At first glance, this section can be a bit overwhelming, but if you choose to dig through these four heavily clinical paragraphs you will find a wealth of information which provides insight for terms your health care provider has most likely referenced during your visits. “Blood-brain barrier breakdown”, myelin, the contribution of B cells, plasma cells and antibodies, and the most recent advances in of T regulatory cells (T-REG cells) and dendritic cells (DC) and how the augmentation of T-REG cell function could potentially develop as integral part in therapeutic management of MS.
Clinical Features and Diagnosis Sections
Clinical Features simply defines the common and chronic symptoms of MS in an easy outline format with a quick reference table included. While the diagnostic section is intended for the neurology resident or practicing neurologists there are several superb MRI images demonstrating various lesions found in the brain and spinal cord, additionally, this section covers the diagnostic criteria used to diagnosis patients presenting with MS symptoms as well as key questions your health care provider should address with you.

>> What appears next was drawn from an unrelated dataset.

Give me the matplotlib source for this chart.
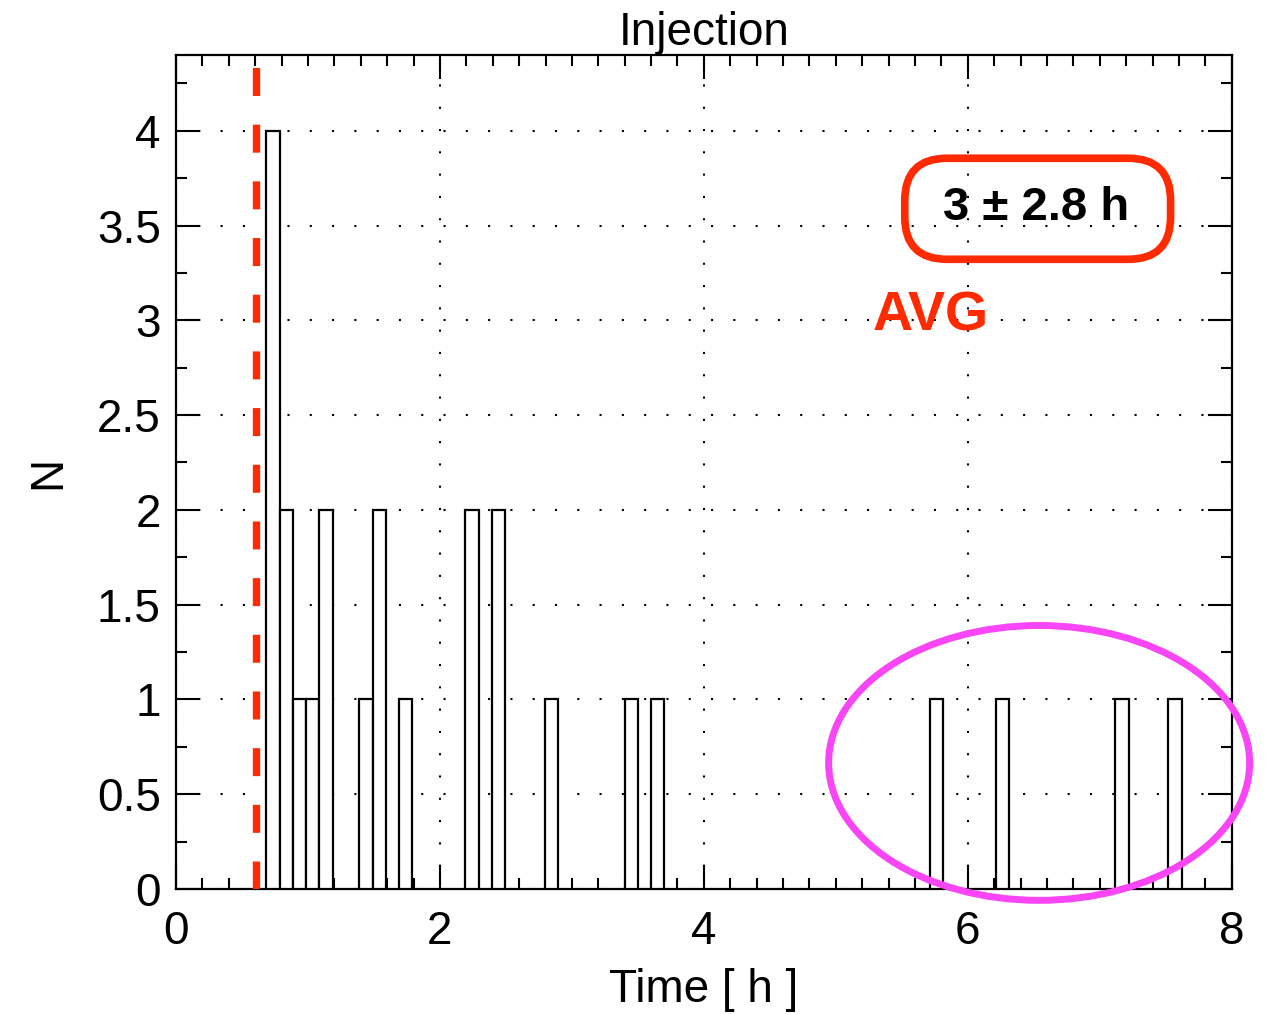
import numpy as np
import matplotlib
matplotlib.use('Agg')
from matplotlib import pyplot as plt
from matplotlib.patches import Ellipse, FancyBboxPatch
from matplotlib.ticker import MultipleLocator

plt.rcParams['font.family'] = ['Liberation Sans', 'DejaVu Sans']

# histogram of injection times: 69 bins between first and last event
t_first = 0.685
t_last = 7.62
n_bins = 69
bin_idx = [0, 1, 2, 3, 4, 7, 8, 10, 15, 17, 21, 27, 29, 50, 55, 64, 68]
counts = [4, 2, 1, 1, 2, 1, 2, 1, 2, 2, 1, 1, 1, 1, 1, 1, 1]

t_cut = 0.61
avg_label = "3 \u00b1 2.8 h"

red = '#ff2a00'
magenta = '#f845f5'

edges = np.linspace(t_first, t_last, n_bins + 1)
width = edges[1] - edges[0]
left = edges[bin_idx]

fig = plt.figure(figsize=(12.66, 10.14), dpi=100)
ax = fig.add_axes([0.139, 0.1233, 0.834, 0.8225])

ax.bar(left, counts, width=width, align='edge', facecolor='white',
       edgecolor='black', linewidth=1.6, zorder=3)

ax.axvline(t_cut, ymin=0, ymax=4.34 / 4.4, color=red, lw=5.3,
           linestyle=(0, (3.8, 3.9)), zorder=4)

ax.set_xlim(0, 8)
ax.set_ylim(0, 4.4)
ax.xaxis.set_major_locator(MultipleLocator(2))
ax.xaxis.set_minor_locator(MultipleLocator(0.2))
ax.yaxis.set_major_locator(MultipleLocator(0.5))
ax.yaxis.set_minor_locator(MultipleLocator(0.25))
ax.set_yticks(np.arange(0, 4.01, 0.5))
ax.set_yticklabels(['0', '0.5', '1', '1.5', '2', '2.5', '3', '3.5', '4'])

ax.tick_params(which='both', direction='in', top=True, right=True,
               labelsize=33, width=1.5)
ax.tick_params(which='major', length=17)
ax.tick_params(which='minor', length=8)
ax.tick_params(axis='x', pad=15)
ax.tick_params(axis='y', pad=11)
for s in ax.spines.values():
    s.set_linewidth(1.6)

ax.grid(True, which='major', color='black', lw=1.5, linestyle=(0, (1, 9.7)))
ax.set_axisbelow(True)

ax.set_title('Injection', fontsize=33, pad=4)
ax.set_xlabel('Time [ h ]', fontsize=33, labelpad=10)
ax.set_ylabel('N', fontsize=33, labelpad=19)

# rounded box with the average value
sx = ax.transData.transform((1, 0))[0] - ax.transData.transform((0, 0))[0]
sy = ax.transData.transform((0, 1))[1] - ax.transData.transform((0, 0))[1]
box = FancyBboxPatch((5.522, 3.322), 2.014, 0.533,
                     boxstyle='round,pad=0,rounding_size=0.32',
                     mutation_aspect=sx / sy, facecolor='none',
                     edgecolor=red, lw=5.5, zorder=5)
ax.add_patch(box)
ax.text(6.52, 3.59, avg_label, fontsize=34, fontweight='bold',
        ha='center', va='center', zorder=6)
ax.text(5.72, 3.02, 'AVG', fontsize=40, fontweight='bold', color=red,
        ha='center', va='center', zorder=6)

ell = Ellipse((6.54, 0.665), 3.19, 1.45, facecolor='none',
              edgecolor=magenta, lw=5, clip_on=False, zorder=6)
ax.add_patch(ell)

plt.savefig('out.png', dpi=100)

Defining the Course of Multiple Sclerosis
Defining the Course of Multiple Sclerosis clearly outlines the various subtypes of MS as redefined by the United States National Multiple Sclerosis Society in 2013. The newly defined subtypes which replace the four clinical courses that were originally defined in 1996 may or may not yet be used by your health care provider. By educating yourself on these new subtypes you can open up a health dialog with your provider which will help them answer a key point in the course of your treatment—“Am I at risk for future clinical or radiographic relapses?”, which is pivotal in determining the next steps in your treatment regimen. The new subtypes also seem to be the first time annual imaging is recommended for patients with relapsing forms of MS.

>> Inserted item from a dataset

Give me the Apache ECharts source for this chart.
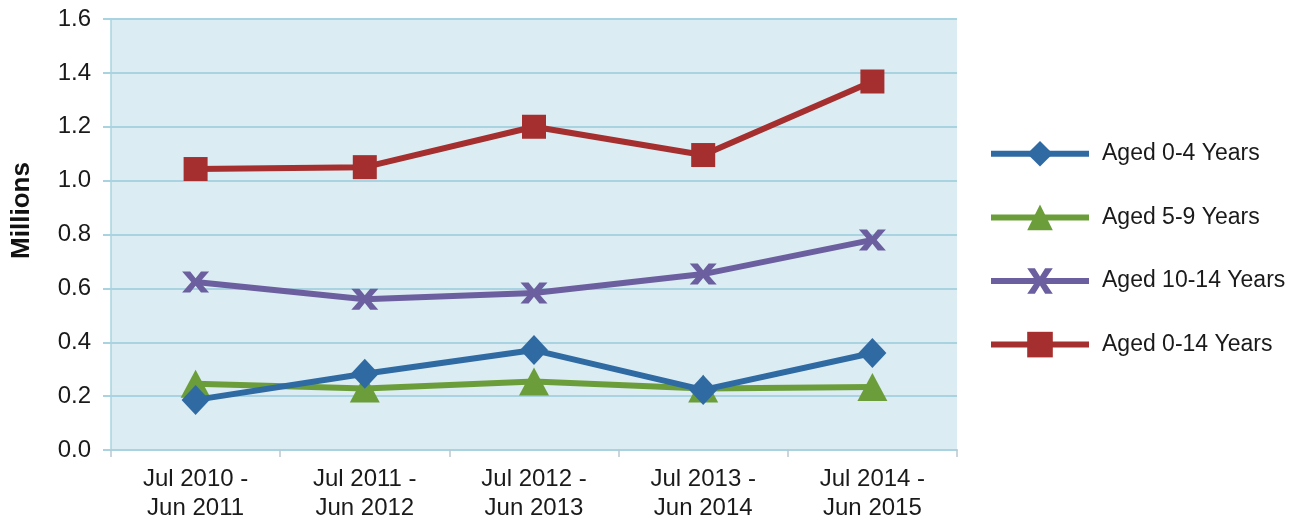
<!DOCTYPE html>
<html>
<head>
<meta charset="utf-8">
<script src="https://cdn.jsdelivr.net/npm/echarts@6/dist/echarts.min.js"></script>
<style>
html,body{margin:0;padding:0;background:#fff;}
#chart{width:1302px;height:518px;}
</style>
</head>
<body>
<div id="chart"></div>
<script>
const categories = ['Jul 2010 -\nJun 2011', 'Jul 2011 -\nJun 2012', 'Jul 2012 -\nJun 2013', 'Jul 2013 -\nJun 2014', 'Jul 2014 -\nJun 2015'];
const aged0to4 = [0.186, 0.283, 0.371, 0.223, 0.360];
const aged5to9 = [0.246, 0.228, 0.254, 0.228, 0.234];
const aged10to14 = [0.624, 0.560, 0.583, 0.653, 0.780];
const aged0to14 = [1.043, 1.050, 1.200, 1.095, 1.368];
const seriesNames = ['Aged 0-4 Years', 'Aged 5-9 Years', 'Aged 10-14 Years', 'Aged 0-14 Years'];
const yTicks = [0, 0.2, 0.4, 0.6, 0.8, 1.0, 1.2, 1.4, 1.6];

const xPath = 'path://M0,0 L3,0 L5,3.2 L7,0 L10,0 L6.6,5 L10,10 L7,10 L5,6.8 L3,10 L0,10 L3.4,5 Z';

const colors = ['#2f6aa3', '#6b9e3b', '#6c5f9f', '#a52f2e'];
const symbols = ['diamond', 'triangle', xPath, 'rect'];
const sizes = [[28, 30], [30, 28], [27, 21], [24, 24]];
const data = [aged0to4, aged5to9, aged10to14, aged0to14];

const chart = echarts.init(document.getElementById('chart'), null, {renderer: 'canvas'});
const font = 'Liberation Sans, Arial, sans-serif';
chart.setOption({
  animation: false,
  textStyle: {fontFamily: font},
  grid: {left: 111, right: 345, top: 19, bottom: 68, show: true, backgroundColor: '#dbecf3', borderWidth: 0, containLabel: false, outerBoundsMode: 'none'},
  legend: {
    orient: 'vertical',
    left: 983,
    top: 136,
    itemWidth: 98,
    itemHeight: 32,
    itemGap: 38,
    lineStyle: {width: 6},
    textStyle: {fontSize: 23, color: '#1a1a1a', fontFamily: font, padding: [0, 0, 0, 8]},
    data: seriesNames
  },
  xAxis: {
    type: 'category',
    data: categories,
    boundaryGap: true,
    axisLine: {show: true, lineStyle: {color: '#a9d3e0', width: 2}},
    axisTick: {show: true, length: 7, lineStyle: {color: '#b9c9cf', width: 1.5}},
    axisLabel: {fontSize: 24, color: '#1a1a1a', lineHeight: 29, margin: 15, fontFamily: font}
  },
  yAxis: {
    type: 'value',
    min: yTicks[0],
    max: yTicks[yTicks.length - 1],
    interval: 0.2,
    name: 'Millions',
    nameLocation: 'middle',
    nameGap: 76,
    nameTextStyle: {fontSize: 26, fontWeight: 'bold', color: '#111', fontFamily: font, padding: [0, 0, 0, 48]},
    axisLine: {show: true, lineStyle: {color: '#a9d3e0', width: 1.5}},
    axisTick: {show: true, length: 8, lineStyle: {color: '#a9d3e0', width: 2}},
    splitLine: {show: true, lineStyle: {color: '#a9d3e0', width: 2}},
    axisLabel: {fontSize: 24, color: '#1a1a1a', margin: 20, fontFamily: font, formatter: v => v.toFixed(1)}
  },
  series: seriesNames.map((n, i) => ({
    name: n,
    type: 'line',
    data: data[i],
    symbol: symbols[i],
    symbolSize: sizes[i],
    showAllSymbol: true,
    z: i === 0 ? 5 : 3,
    lineStyle: {color: colors[i], width: 6},
    itemStyle: {color: colors[i], borderWidth: 0}
  }))
});
</script>
</body>
</html>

Treatment of Acute Relapses, Disease-Modifying Therapies and Approved Therapies
The Treatment of Acute Relapses, Disease-Modifying Therapies and Approved Therapies for Relapsing MS content include the most up-to-date treatment information currently available. It is important to remember that your health care provider is the best resource regarding your current course of treatment; however, the table found on page 571 provides proper dosage information, common side effects as well as any potential warnings for each currently approved drug therapy for relapsing MS and the last paragraph discusses emerging therapies which you may wish to discuss further with your health care provider.
Multiple Sclerosis and Pregnancy
Finally, the final section on pregnancy thoroughly discusses key concerns for women of child-bearing who wish to become pregnant. The author clearly states, “MS should have no impact on most obstetric decisions, including pain management.”